Firstly there is no evidence to link women’s career progression with confidence levels; in fact, recent research found the exact opposite. That even when women demonstrated the same amount of confidence as their male counterparts, they were still less likely to receive the same rewards.
The second reason is much more critical. I don’t think women are under-confident. I believe that men are over-confident.
Let me say that again for those at the back.
Women are usually adequately confident, but men are usually overconfident.
Of course, it’s a sliding scale, but in the main, men are more often socialised to be more confident than women. Even if they do not have adequate proof to back that confidence up. Again, don’t go trusting my word on this.

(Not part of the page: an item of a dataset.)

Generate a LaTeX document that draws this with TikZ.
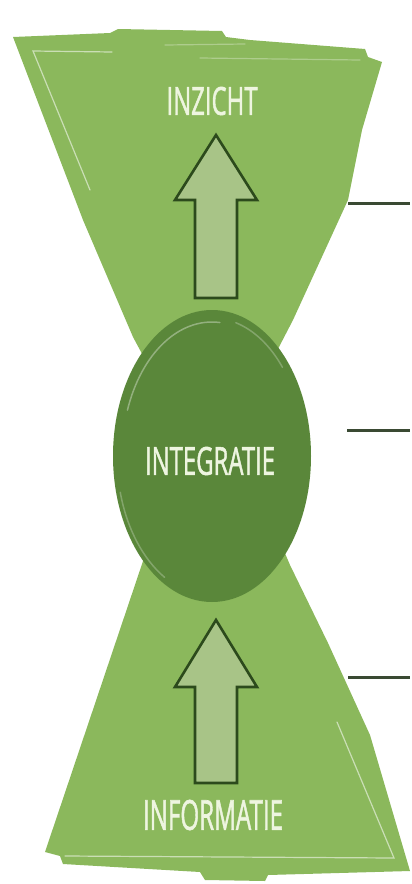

Have a look at the research.
There’s a great training exercise that I’ve been running for a few years, which helps to determine your confidence levels; you can find it in the fantastic book How to measure anything by Douglas Hubbard. When I’ve delivered this exercise, Women nearly always score bang on the money, whereas men almost always vastly overestimate their ability and are frequently incredibly bemused that they were not 100% right.
Overconfidence is a big problem for business. If a large proportion of your staff are overconfident in their estimations, not only will they be getting a lot of things wrong, they will likely be shutting down people who have the right answers — creating a culture of he who shouts loudest wins along the way.
The good news is you can “re-calibrate your confidence”, research has shown that by undertaking a few simple exercises a week, you can improve your ability to make accurate estimates. The problem is, its hard to convince overconfident people that they might need to improve.
If organisations stopped viewing women’s confidence as a problem and instead turned their attention to my men’s overconfidence, the impact on organisations would be phenomenal.
The question is, has anyone got the confidence to try it?